In fact, so influential was he that his modern-day counterpart, violinist Daniel Hope, has recorded a CD of Joachim-related works, including pieces dedicated to him and two of his own compositions. Hope is also playing some of these at a concert on Thursday (March 3) at LSO St Luke's.
Born into a Jewish family in Hungary, Joachim learned violin in his home town of Pest, his technique fully developed by the age of 12, when he started studying with Felix Mendelssohn. And it was the German composer, himself a former child prodigy, who brought Joachim to England as a small boy to play the Beethoven Violin Concerto with him and caused a sensation. Over his long life (1831-1907) Joachim's influence was extraordinary - he went on to play for Liszt in Weimar, later splitting with him and his 'New German School' to side with Brahms and the Schumanns and their observance of more conventional musical forms. He became regarded as the first 'ascetic violinist', holding a belief in the absolute purity of music and his subservience to composers and their music above his own virtuosity. And, notably, it was he who introduced Brahms to Robert and Clara Schumann; the latter even embroidered a piano cover for him.
How did you come across Joachim?
'As a violinist you are forced into contact with him because the moment you pick up the music for either the Bruch or the Brahms Concertos, you see his name on the title page as dedicatee or editor. But when it really struck me was listening to records. My father gave me Pearl LPs, the earliest musical recordings. There was a bunch of violinists on the old wax recordings and he was among them. I would listen to this golden age of great virtuosos - Joachim, Ysäye, Sarasate - and was always struck by his tone. The others were very fruity, lush and romantic, and Joachim wasn't. He was very pure, distinguished and noble, and yet very moving.'
Where does he stand in the world of the late Romantic period?

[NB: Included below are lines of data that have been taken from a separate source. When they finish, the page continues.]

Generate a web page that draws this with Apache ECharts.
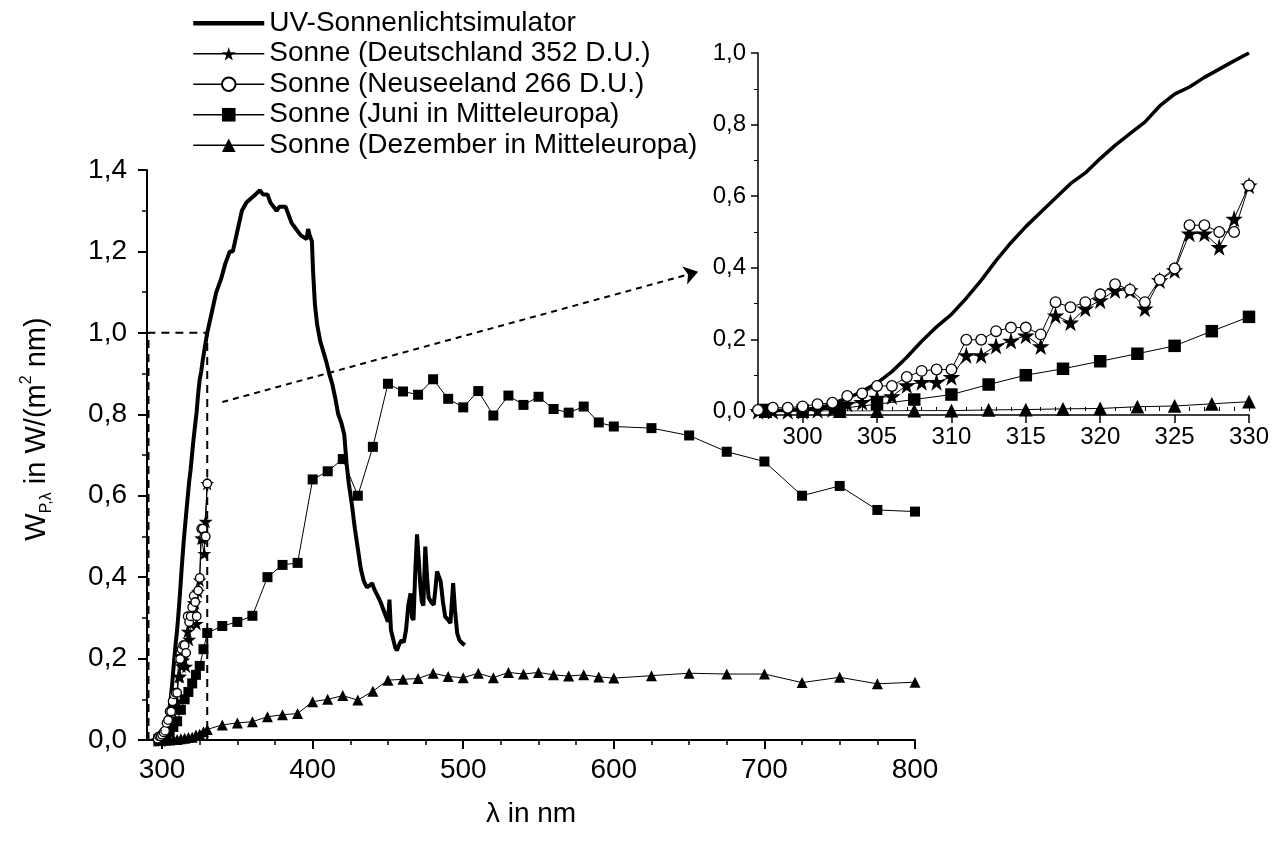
<!DOCTYPE html>
<html>
<head>
<meta charset="utf-8">
<script src="https://cdn.jsdelivr.net/npm/echarts@6/dist/echarts.min.js"></script>
<style>
  html, body { margin: 0; padding: 0; background: #fff; }
  #chart { width: 1279px; height: 841px; }
</style>
</head>
<body>
<div id="chart"></div>
<script>
// UV-Sonnenlichtsimulator (durchgezogene dicke Linie)
const uvNm = [297, 298, 299, 300, 301, 302, 303, 304, 305, 306, 307, 308, 309, 310, 311, 312, 313, 314, 315,
  316, 317, 318, 319, 320, 321, 322, 323, 324, 325, 326, 327, 328, 329, 330,
  333, 336, 339, 342, 345, 347, 350, 353, 356, 359, 362, 365, 367, 370, 372, 374, 376, 378, 380, 382,
  384, 386, 388, 390, 392, 394, 396, 397, 398, 399.5, 400.3, 401.5, 403, 405, 407, 409, 411, 413, 415,
  417, 419, 421, 422.5, 424, 426, 428, 430, 432, 434, 436, 438, 439.5, 441, 443, 445, 447, 449, 450,
  451, 452, 453, 455, 456, 457.5, 459, 460.5, 462, 463.5, 465, 466, 467, 468, 469.3, 470.5, 471.5,
  472.5, 473.5, 474.8, 476, 477, 478.5, 480.4, 481.5, 482.6, 484, 485, 486.5, 488, 490, 491.5, 493.3,
  494.5, 496, 497.5, 499.3, 501];
const uvVal = [0, 0.001, 0.002, 0.004, 0.008, 0.018, 0.035, 0.055, 0.078, 0.11, 0.15, 0.195, 0.235, 0.27,
  0.315, 0.365, 0.42, 0.47, 0.515, 0.555, 0.595, 0.635, 0.665, 0.705, 0.742, 0.775, 0.807, 0.852, 0.885,
  0.905, 0.932, 0.955, 0.978, 1.0,
  1.05, 1.1, 1.13, 1.17, 1.2, 1.2, 1.25, 1.3, 1.32, 1.33, 1.34, 1.35, 1.34, 1.34, 1.32, 1.31, 1.3, 1.31,
  1.31, 1.31, 1.29, 1.27, 1.26, 1.25, 1.24, 1.235, 1.23, 1.255, 1.24, 1.225, 1.15, 1.07, 1.02, 0.98,
  0.955, 0.93, 0.9, 0.875, 0.84, 0.8, 0.78, 0.75, 0.68, 0.63, 0.58, 0.52, 0.47, 0.42, 0.39, 0.375, 0.38,
  0.385, 0.37, 0.355, 0.34, 0.32, 0.3, 0.29, 0.345, 0.27, 0.255, 0.225, 0.22, 0.235, 0.245, 0.24, 0.27,
  0.33, 0.36, 0.3, 0.295, 0.4, 0.505, 0.44, 0.38, 0.34, 0.33, 0.475, 0.4, 0.35, 0.34, 0.332, 0.37, 0.414,
  0.4, 0.39, 0.34, 0.303, 0.295, 0.287, 0.385, 0.32, 0.262, 0.245, 0.238, 0.233];

// Sonne Deutschland / Neuseeland, 1 nm Schritte
const sunNm = [297, 298, 299, 300, 301, 302, 303, 304, 305, 306, 307, 308, 309, 310, 311, 312, 313, 314,
  315, 316, 317, 318, 319, 320, 321, 322, 323, 324, 325, 326, 327, 328, 329, 330];
const deVal = [0, 0, 0, 0, 0.003, 0.005, 0.02, 0.025, 0.037, 0.041, 0.072, 0.081, 0.081, 0.095, 0.156,
  0.156, 0.182, 0.196, 0.211, 0.181, 0.267, 0.247, 0.286, 0.309, 0.337, 0.337, 0.286, 0.365, 0.393,
  0.496, 0.496, 0.458, 0.537, 0.63];
const nzVal = [0.003, 0.009, 0.009, 0.013, 0.019, 0.023, 0.042, 0.049, 0.07, 0.07, 0.095, 0.112, 0.116,
  0.116, 0.199, 0.199, 0.223, 0.233, 0.233, 0.214, 0.304, 0.29, 0.304, 0.326, 0.354, 0.339, 0.304,
  0.367, 0.398, 0.519, 0.519, 0.5, 0.5, 0.63];

// Sonne Juni / Dezember in Mitteleuropa
const euNm = [297.5, 300, 302.5, 305, 307.5, 310, 312.5, 315, 317.5, 320, 322.5, 325, 327.5, 330,
  340, 350, 360, 370, 380, 390, 400, 410, 420, 430, 440, 450, 460, 470, 480, 490, 500, 510, 520, 530,
  540, 550, 560, 570, 580, 590, 600, 625, 650, 675, 700, 725, 750, 775, 800];
const junVal = [0.003, 0.002, 0.007, 0.019, 0.032, 0.046, 0.074, 0.1, 0.118, 0.139, 0.16, 0.182, 0.223,
  0.263, 0.28, 0.29, 0.305, 0.4, 0.43, 0.435, 0.64, 0.66, 0.69, 0.6, 0.72, 0.875, 0.856, 0.848, 0.886,
  0.838, 0.817, 0.857, 0.797, 0.846, 0.823, 0.843, 0.813, 0.804, 0.819, 0.78, 0.77, 0.766, 0.748,
  0.708, 0.684, 0.6, 0.624, 0.565, 0.561];
const dezVal = [0, 0, 0, 0, 0.001, 0.001, 0.003, 0.004, 0.006, 0.007, 0.012, 0.014, 0.02, 0.026,
  0.037, 0.042, 0.045, 0.057, 0.062, 0.065, 0.094, 0.1, 0.109, 0.098, 0.12, 0.147, 0.149, 0.151, 0.164,
  0.156, 0.153, 0.164, 0.153, 0.166, 0.162, 0.166, 0.16, 0.157, 0.16, 0.155, 0.152, 0.158, 0.164,
  0.162, 0.162, 0.141, 0.154, 0.138, 0.142];

// Ausschnitt-Rahmen und Pfeil zum Inset
const boxNm = [291, 291, 330, 330];
const boxVal = [0, 1, 1, 0];
const arrowNm = [340, 656];
const arrowVal = [0.83, 1.15];

// Achsen
const mainTicks = [300, 400, 500, 600, 700, 800];
const mainMinor = [300, 325, 350, 375, 400, 425, 450, 475, 500, 525, 550, 575, 600, 625, 650, 675, 700, 725, 750, 775, 800];
const insetTicks = [300, 305, 310, 315, 320, 325, 330];

const names = ['UV-Sonnenlichtsimulator', 'Sonne (Deutschland 352 D.U.)', 'Sonne (Neuseeland 266 D.U.)',
  'Sonne (Juni in Mitteleuropa)', 'Sonne (Dezember in Mitteleuropa)'];

const FONT = 'Liberation Sans';
const STAR = 'path://M50,0 L61,35 L98,35 L68,57 L79,91 L50,70 L21,91 L32,57 L2,35 L39,35 Z';
const fmt = v => v.toFixed(1).replace('.', ',');
const pairs = (xs, ys, maxX) => xs.map((x, i) => [x, ys[i]]).filter(p => maxX == null || p[0] <= maxX);

function seriesSet(xi, yi, big) {
  const k = big ? 1.25 : 1;
  return [
    {
      name: names[0], type: 'line', xAxisIndex: xi, yAxisIndex: yi,
      data: pairs(uvNm, uvVal, big ? 330 : null), symbol: 'none',
      lineStyle: { color: '#000', width: big ? 3.5 : 4 }, itemStyle: { color: '#000' }, z: 3
    },
    {
      name: names[1], type: 'line', xAxisIndex: xi, yAxisIndex: yi,
      data: pairs(sunNm, deVal), symbol: STAR, symbolSize: 14 * k,
      lineStyle: { color: '#000', width: 1 }, itemStyle: { color: '#000' }, z: 4
    },
    {
      name: names[2], type: 'line', xAxisIndex: xi, yAxisIndex: yi,
      data: pairs(sunNm, nzVal), symbol: 'circle', symbolSize: 8.5 * k,
      lineStyle: { color: '#000', width: 1 },
      itemStyle: { color: '#fff', borderColor: '#000', borderWidth: 1.3 }, z: 5
    },
    {
      name: names[3], type: 'line', xAxisIndex: xi, yAxisIndex: yi,
      data: pairs(euNm, junVal, big ? 330 : null), symbol: 'rect', symbolSize: 10 * k,
      lineStyle: { color: '#000', width: 1 }, itemStyle: { color: '#000' }, z: 4
    },
    {
      name: names[4], type: 'line', xAxisIndex: xi, yAxisIndex: yi,
      data: pairs(euNm, dezVal, big ? 330 : null), symbol: 'triangle', symbolSize: 11 * k,
      lineStyle: { color: '#000', width: 1 }, itemStyle: { color: '#000' }, z: 4
    }
  ];
}

const axisBase = {
  axisLine: { show: true, onZero: false, lineStyle: { color: '#000', width: 2 } },
  splitLine: { show: false }
};

const chart = echarts.init(document.getElementById('chart'), null, { renderer: 'canvas' });
chart.setOption({
  backgroundColor: '#fff',
  animation: false,
  textStyle: { fontFamily: FONT, color: '#000' },
  legend: {
    data: [{ name: names[0], itemStyle: { opacity: 0 }, lineStyle: { width: 4.5 } }]
      .concat(names.slice(1).map(n => ({ name: n, lineStyle: { width: 1.5 } }))),
    orient: 'vertical', left: 186, top: 3,
    itemWidth: 71, itemHeight: 17, itemGap: 0,
    textStyle: { fontFamily: FONT, fontSize: 28, lineHeight: 30.5, color: '#000' }
  },
  grid: [
    { left: 147, top: 170, width: 768, height: 570 },
    { left: 758, top: 53, width: 491, height: 358 }
  ],
  xAxis: [
    {
      ...axisBase, gridIndex: 0, type: 'value', min: 290, max: 800,
      name: 'λ in nm', nameLocation: 'middle', nameGap: 60,
      nameTextStyle: { fontFamily: FONT, fontSize: 28, color: '#000' },
      axisTick: { length: 9, lineStyle: { width: 2, color: '#000' }, customValues: mainTicks },
      axisLabel: { fontFamily: FONT, fontSize: 28, color: '#000', margin: 16, customValues: mainTicks }
    },
    {
      gridIndex: 0, type: 'value', min: 290, max: 800, position: 'bottom',
      axisLine: { show: false }, splitLine: { show: false },
      axisTick: { length: 5, lineStyle: { width: 1.5, color: '#000' }, customValues: mainMinor },
      axisLabel: { show: false, customValues: mainMinor }
    },
    {
      gridIndex: 1, type: 'value', min: 297, max: 330, offset: 4,
      axisLine: { show: true, onZero: false, lineStyle: { color: '#000', width: 1.5 } },
      splitLine: { show: false },
      axisTick: { length: 8, lineStyle: { width: 1.5, color: '#000' }, customValues: insetTicks },
      axisLabel: { fontFamily: FONT, fontSize: 24, color: '#000', margin: 10, customValues: insetTicks }
    },
    {
      gridIndex: 1, type: 'value', min: 297, max: 330, interval: 1, offset: 4,
      axisLine: { show: false }, splitLine: { show: false },
      axisTick: { length: 4, lineStyle: { width: 1, color: '#000' } },
      axisLabel: { show: false }
    }
  ],
  yAxis: [
    {
      ...axisBase, gridIndex: 0, type: 'value', min: 0, max: 1.4, interval: 0.2,
      name: '{a|W}{sub|P,λ}{a| in W/(m}{sup|2}{a| nm)}', nameLocation: 'middle', nameRotate: 90, nameGap: 92,
      nameTextStyle: {
        padding: [0, 0, 0, 52],
        rich: {
          a: { fontFamily: FONT, fontSize: 29, lineHeight: 36, color: '#000' },
          sub: { fontFamily: FONT, fontSize: 16, lineHeight: 36, verticalAlign: 'bottom', color: '#000' },
          sup: { fontFamily: FONT, fontSize: 16, lineHeight: 36, verticalAlign: 'top', color: '#000' }
        }
      },
      axisTick: { length: 9, lineStyle: { width: 2, color: '#000' } },
      minorTick: { show: true, splitNumber: 2, length: 5, lineStyle: { width: 1.5, color: '#000' } },
      axisLabel: { fontFamily: FONT, fontSize: 28, color: '#000', margin: 20, formatter: fmt }
    },
    {
      gridIndex: 1, type: 'value', min: 0, max: 1.0, interval: 0.2,
      axisLine: { show: true, onZero: false, lineStyle: { color: '#000', width: 1.5 } },
      splitLine: { show: false },
      axisTick: { length: 7, lineStyle: { width: 1.5, color: '#000' } },
      minorTick: { show: true, splitNumber: 2, length: 4, lineStyle: { width: 1, color: '#000' } },
      axisLabel: { fontFamily: FONT, fontSize: 24, color: '#000', margin: 12, formatter: fmt }
    }
  ],
  series: [
    ...seriesSet(0, 0, false),
    ...seriesSet(2, 1, true),
    {
      name: 'box', type: 'line', xAxisIndex: 0, yAxisIndex: 0,
      data: pairs(boxNm, boxVal), symbol: 'none', silent: true,
      lineStyle: { color: '#000', width: 2, type: [8, 6] }, z: 2,
      markLine: {
        silent: true, symbol: ['none', 'arrow'], symbolSize: 14, label: { show: false },
        lineStyle: { color: '#000', width: 2, type: [6, 5] },
        data: [[{ coord: [arrowNm[0], arrowVal[0]] }, { coord: [arrowNm[1], arrowVal[1]] }]]
      }
    }
  ]
});
</script>
</body>
</html>
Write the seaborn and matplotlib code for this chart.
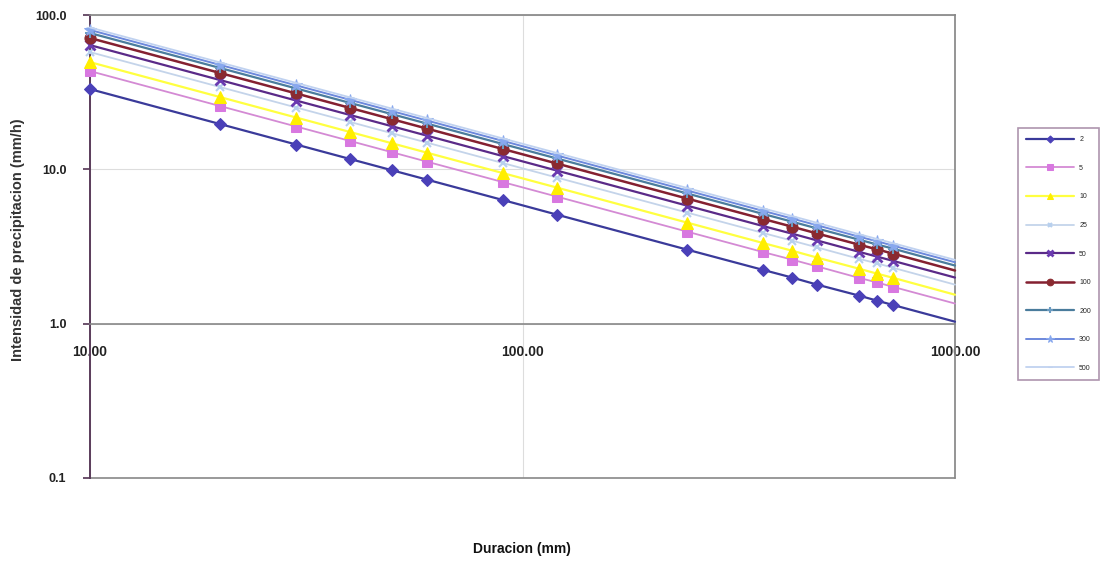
import matplotlib
matplotlib.use("Agg")
import matplotlib.pyplot as plt
import seaborn as sns
import pandas as pd

sns.set_theme(style="white")
plt.rcParams['font.family'] = ['Liberation Sans', 'DejaVu Sans']

durations = [10, 20, 30, 40, 50, 60, 90, 120, 240, 360, 420, 480, 600, 660, 720, 1000]
periods = ["2", "5", "10", "25", "50", "100", "200", "300", "500"]

i_2 = [33.1, 19.64, 14.47, 11.65, 9.85, 8.59, 6.33, 5.09, 3.02, 2.23, 1.99, 1.79, 1.52, 1.41, 1.32, 1.03]
i_5 = [43.3, 25.69, 18.93, 15.25, 12.89, 11.23, 8.27, 6.66, 3.95, 2.91, 2.60, 2.35, 1.98, 1.85, 1.73, 1.35]
i_10 = [49.5, 29.37, 21.64, 17.43, 14.73, 12.84, 9.46, 7.62, 4.52, 3.33, 2.97, 2.68, 2.27, 2.11, 1.98, 1.54]
i_25 = [57.5, 34.12, 25.14, 20.25, 17.11, 14.92, 10.99, 8.85, 5.25, 3.87, 3.45, 3.12, 2.63, 2.46, 2.30, 1.79]
i_50 = [63.8, 37.86, 27.89, 22.46, 18.99, 16.55, 12.19, 9.82, 5.82, 4.29, 3.83, 3.46, 2.92, 2.72, 2.55, 1.99]
i_100 = [70.9, 42.07, 31.00, 24.96, 21.10, 18.39, 13.55, 10.91, 6.47, 4.77, 4.25, 3.84, 3.25, 3.03, 2.84, 2.21]
i_200 = [76.4, 45.34, 33.40, 26.90, 22.74, 19.82, 14.60, 11.76, 6.98, 5.14, 4.58, 4.14, 3.50, 3.26, 3.06, 2.38]
i_300 = [80.0, 47.47, 34.98, 28.17, 23.81, 20.75, 15.29, 12.31, 7.30, 5.38, 4.80, 4.34, 3.66, 3.42, 3.20, 2.50]
i_500 = [83.0, 49.25, 36.29, 29.22, 24.70, 21.53, 15.86, 12.77, 7.58, 5.59, 4.98, 4.50, 3.80, 3.54, 3.32, 2.59]

series = [i_2, i_5, i_10, i_25, i_50, i_100, i_200, i_300, i_500]

y_ticks = [0.1, 1.0, 10.0, 100.0]
y_tick_labels = ["0.1", "1.0", "10.0", "100.0"]
x_ticks = [10, 100, 1000]
x_tick_labels = ["10.00", "100.00", "1000.00"]

styles = [
    dict(color="#3a3a9a", marker="D", ms=6, mfc="#4a40b8", mec="#4a40b8", lw=1.6),
    dict(color="#d48ad4", marker="s", ms=7, mfc="#d878e0", mec="#d878e0", lw=1.3),
    dict(color="#ffff40", marker="^", ms=8, mfc="#ffee00", mec="#ffee00", lw=1.6),
    dict(color="#c4d4ea", marker="x", ms=6, mfc="#b8d0ee", mec="#b8d0ee", lw=1.3, mew=1.5),
    dict(color="#5a2a88", marker="x", ms=7, mfc="#6a3ab0", mec="#6a3ab0", lw=1.6, mew=2),
    dict(color="#842030", marker="o", ms=8, mfc="#8a2a30", mec="#8a2a30", lw=1.8),
    dict(color="#4a7c9c", marker="+", ms=7, mfc="#6a9ac0", mec="#6a9ac0", lw=1.6, mew=1.5),
    dict(color="#6c88dc", marker="*", ms=9, mfc="#88a8ee", mec="#88a8ee", lw=1.4),
    dict(color="#c0d2f0", marker="_", ms=6, mfc="#c0d2f0", mec="#c0d2f0", lw=1.3),
]

fig = plt.figure(figsize=(11, 5.62), dpi=100)
ax = fig.add_axes([90 / 1100, 1 - 478 / 562, 865 / 1100, 463 / 562])

mark_idx = list(range(len(durations) - 1))
for label, vals, st in zip(periods, series, styles):
    df = pd.DataFrame({"Duracion": durations, "Intensidad": vals})
    sns.lineplot(data=df, x="Duracion", y="Intensidad", ax=ax, label=label,
                 markevery=mark_idx, clip_on=False, zorder=3, **st)

ax.set_xscale("log")
ax.set_yscale("log")
ax.set_xlim(10, 1000)
ax.set_ylim(0.1, 100)

# x axis crosses at 1.0 (Excel style)
ax.spines['bottom'].set_position(('data', 1.0))
ax.spines['bottom'].set_color("#888888")
ax.spines['bottom'].set_linewidth(1.2)
ax.spines['left'].set_color("#5a3c5a")
ax.spines['left'].set_linewidth(1.4)
ax.spines['top'].set_color("#888888")
ax.spines['right'].set_color("#888888")
ax.axhline(0.1, color="#888888", lw=1.2, clip_on=False)

ax.minorticks_off()
ax.set_yticks(y_ticks)
ax.set_yticklabels(y_tick_labels)
ax.set_xticks(x_ticks)
ax.set_xticklabels(x_tick_labels)
for t in ax.get_yticklabels():
    t.set_fontsize(9)
    t.set_fontweight("bold")
    t.set_color("#222222")
for t in ax.get_xticklabels():
    t.set_fontsize(10)
    t.set_fontweight("bold")
    t.set_color("#222222")

ax.tick_params(axis='y', which='major', left=True, length=5, color="#5a3c5a", pad=12)
ax.tick_params(axis='x', which='major', bottom=False, pad=9)
ax.tick_params(which='minor', left=False, bottom=False)

ax.grid(True, which='major', color="#dddddd", lw=0.8)
ax.set_axisbelow(True)

ax.set_xlabel("")
ax.set_ylabel("")
fig.text(522 / 1100, 1 - 549 / 562, "Duracion (mm)", ha="center", va="center",
         fontsize=10, fontweight="bold", color="#111111")
fig.text(18 / 1100, 1 - 240 / 562, "Intensidad de precipitacion (mm/h)", ha="center",
         va="center", rotation=90, fontsize=10.5, fontweight="bold", color="#333333")

ax.get_legend().remove()
handles, labels = ax.get_legend_handles_labels()
leg = fig.legend(handles, labels, loc="center left",
                 bbox_to_anchor=(1018 / 1100, 1 - 254 / 562),
                 fontsize=5, handlelength=6.8, handletextpad=0.8, labelspacing=3.1,
                 borderpad=1.2, borderaxespad=0, frameon=True, fancybox=False,
                 markerscale=0.6)
leg.get_frame().set_edgecolor("#9a7a9a")
leg.get_frame().set_linewidth(1.2)

fig.savefig("out.png", dpi=100)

'He is an absolute linchpin. The greatest violin concertos exist because of him. We have the Bruch and the Brahms, the Dvorák, the Schumann and the Brahms Double Concerto. That is an enormous amount of literature and some of the finest music ever written, and it is all dedicated to him. It is also edited and adapted, changed and inspired by him. At one point he was very close to Liszt, and had he stayed in Weimar as concert-master in Liszt's orchestra, we might have had a violin concerto by Liszt and possibly by Wagner. But he left and moved over to the Schumann school. Thus, we have Schumann, Brahms and Dvorák concertos rather than Liszt and Wagner. So he changed the course of musical history as well.'
What did he bring to those pieces?
'I have been reading eye-witness accounts, and I think, first and foremost, the performance itself. Take the Beethoven Concerto. The piece was an absolute failure when premiered in 1806 and was almost booed off the stage. Considered a technical exercise, it is basically full of scales and arpeggios… and it took 12-year-old Joachim and Mendelssohn, who was conducting, to reach into the piece and see what one could make of it. There's freedom in his phrasing - you never heard an arpeggio or a scale, you heard a phrase, a story being told. Contemporaries said the second movement sounded as though he was improvising, it was so free.'
Does editing by a performer always make for a better concerto?
'Yes, with the greatest possible respect for all of those composers,
I can still say that without Joachim those pieces would not be as good as they are. It is not a question of telling these composers to write different harmonies, or necessarily to change the notes (although occasionally he did), but it is taking the best of them and turning them into a violinistic vehicle. Joachim goes into such detail in Bruch and Brahms on how one can “improve” those pieces and I really think he did.'
And your experience?
'I have had the great privilege to work with 30 or 40 composers on pieces written for me or which I have helped to premiere. And sometimes the interpreter has a different take on it. You can see what the composer wants to achieve but how it needs a slightly different accent on it in order for it to be understood, and by applying that accent in a violinistic way you can help the composer achieve the goal he is reaching for. And no one did that better than Joseph Joachim.'
Daniel Hope pays tribute to Joseph Joachim in a recital at LSO St Luke's at 1pm on Thurs March 3, 2011. His CD 'The Romantic Violinist: a Celebration of Joseph Joachim' is released this week on Deutsche Grammophon.